We've had decades of research that shows us that no one need go hungry. It's various structures that keep people hungry, not lack of food supply. We have food surpluses, which throughout human history is almost unheard of.
Our pastor took us back to the Lord's Prayer, where we pray for our communal daily bread. We are all inexorably linked. But like the rich man in the Gospel, so many of us are blind to the struggles of our fellow humans. We're not blind because we've never encountered Lazarus. We're blind because we choose to be blind.
The Good News: when we choose unwisely, God gives us a chance to choose again. Our blindness can be healed. We can be agents of grace and change.

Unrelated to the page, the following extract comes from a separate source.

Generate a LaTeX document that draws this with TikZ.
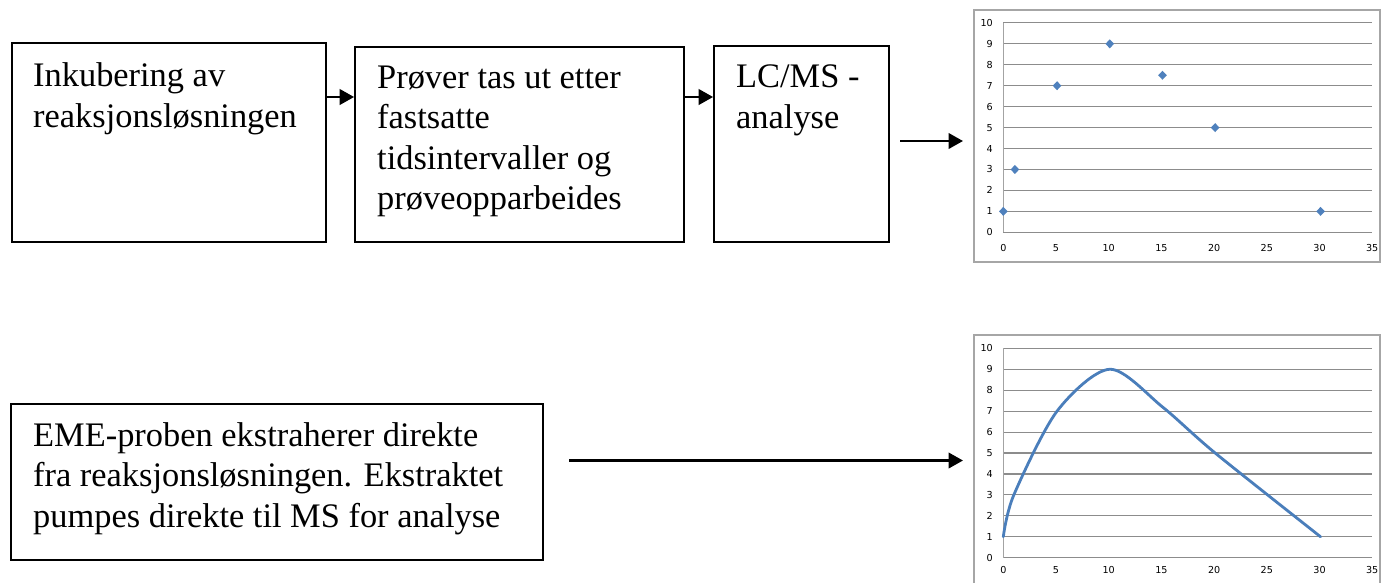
\documentclass[tikz,border=0pt]{standalone}
\usepackage{fontspec}
\setmainfont{Liberation Serif}
\newfontfamily\chartfont{DejaVu Sans}
\usetikzlibrary{arrows.meta,calc}

\definecolor{seriesblue}{HTML}{4F81BD}
\definecolor{curveblue}{HTML}{4A7EBB}
\definecolor{gridgray}{HTML}{8C8C8C}
\definecolor{framegray}{HTML}{A6A6A6}

\begin{document}
\begin{tikzpicture}[x=1pt,y=-1pt,
  stepbox/.style={draw=black, line width=1.8pt, rectangle, inner sep=0pt},
  boxtext/.style={anchor=north west, inner sep=0pt, align=left,
    font=\fontsize{34.4}{40.4}\selectfont},
  flow/.style={line width=2.6pt, -{Triangle[length=14.5pt,width=15.5pt]}},
  chartframe/.style={draw=framegray, line width=1.1pt},
  gridline/.style={draw=gridgray, line width=1.1pt},
  axisline/.style={draw=gridgray!80, line width=1.1pt},
  ylab/.style={anchor=east, inner sep=0pt, font=\chartfont\fontsize{9.6}{10}\selectfont},
  xlab/.style={anchor=center, inner sep=0pt, font=\chartfont\fontsize{9.6}{10}\selectfont},
  curveline/.style={draw=curveblue, line width=2.8pt, line cap=round, line join=round}
]
\useasboundingbox (0,0) rectangle (1381,582);
\fill[white] (0,0) rectangle (1381,582);

% ---------- process boxes ----------
\node[stepbox, minimum width=314pt, minimum height=199pt] (b1) at (169,142.5) {};
\node[stepbox, minimum width=329pt, minimum height=195pt] (b2) at (519.5,144.5) {};
\node[stepbox, minimum width=175pt, minimum height=196pt] (b3) at (801.5,144) {};
\node[stepbox, minimum width=532pt, minimum height=156pt] (b4) at (277,482) {};

% text: first baseline sits 30pt below the strut top
\node[boxtext] (t1) at (33,56.7) {\rule{0pt}{30pt}Inkubering av\\reaksjonsløsningen};
\node[boxtext] (t2) at (377,58) {\rule{0pt}{30pt}Prøver tas ut etter\\fastsatte\\tidsintervaller og\\prøveopparbeides};
\node[boxtext] (t3) at (736,57.5) {\rule{0pt}{30pt}LC/MS -\\analyse};
\node[boxtext] (t4) at (33,416) {\rule{0pt}{30pt}EME-proben ekstraherer direkte\\fra reaksjonsløsningen. Ekstraktet\\pumpes direkte til MS for analyse};

% ---------- connectors ----------
\coordinate (row1) at (0,97);
\draw[flow] (b1.east |- row1) -- (b2.west |- row1);
\draw[flow] (b2.east |- row1) -- (b3.west |- row1);
\coordinate (a3s) at (900,141);
\coordinate (a3e) at (963,141);
\draw[flow] (a3s) -- (a3e);
\coordinate (a4s) at (569,460.5);
\coordinate (a4e) at (963,460.5);
\draw[flow] (a4s) -- (a4e);

% ---------- chart 1: scatter ----------
\draw[chartframe] (974,10) rectangle (1380,262);
\begin{scope}[shift={(1003.3,232.3)}, x=10.54pt, y=20.94pt]
  \foreach \v in {0,...,10} {
    \draw[gridline] (0,\v) -- (35,\v);
    \node[ylab] (ya\v) at ([xshift=-10.3pt]0,\v) {\v};
  }
  \draw[axisline] (0,0) -- (0,10);
  \foreach \v in {0,5,...,35}
    \node[xlab] (xa\v) at ([yshift=-15.4pt]\v,0) {\v};
  \foreach \px/\py in {0/1,1.1/3,5.1/7,10.1/9,15.1/7.5,20.1/5,30.1/1}
    \fill[seriesblue] (\px,\py) +(4.3pt,0) -- +(0,4.5pt) -- +(-4.3pt,0) -- +(0,-4.5pt) -- cycle;
\end{scope}

% ---------- chart 2: continuous curve ----------
\draw[chartframe] (974,590) -- (974,335) -- (1380,335) -- (1380,590);
\begin{scope}[shift={(1003.3,557.7)}, x=10.54pt, y=20.94pt]
  \foreach \v in {0,...,10} {
    \draw[gridline] (0,\v) -- (35,\v);
    \node[ylab] (yb\v) at ([xshift=-10.3pt]0,\v) {\v};
  }
  \draw[axisline] (0,0) -- (0,10);
  \foreach \v in {0,5,...,35}
    \node[xlab] (xb\v) at ([yshift=-12.5pt]\v,0) {\v};
  \draw[curveline] plot[smooth, tension=0.5] coordinates
    {(0,1) (1,3) (5.1,7) (10.1,9) (15.1,7.2) (20.1,5) (30.1,1)};
\end{scope}
\end{tikzpicture}
\end{document}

Our pastor didn't go into the ways that we can be those agents, but I would have encouraged people to think about the distribution of their charitable dollars. After hearing scholars like Peter Singer tell us that our dollars go further in third world countries, I moved 1% of my charitable giving to Lutheran World Relief. Oxfam is another great charity that moves in similar ways: low administrative costs, great track record helping impoverished folks in the developing world.
And of course, that still leaves plenty of money to be spent here at home. Anyone who's ever participated in a feeding program can tell you about the glaring need on our doorsteps.
The Gospel is clear about the dangers of ignoring the poor. We ignore this message at our peril.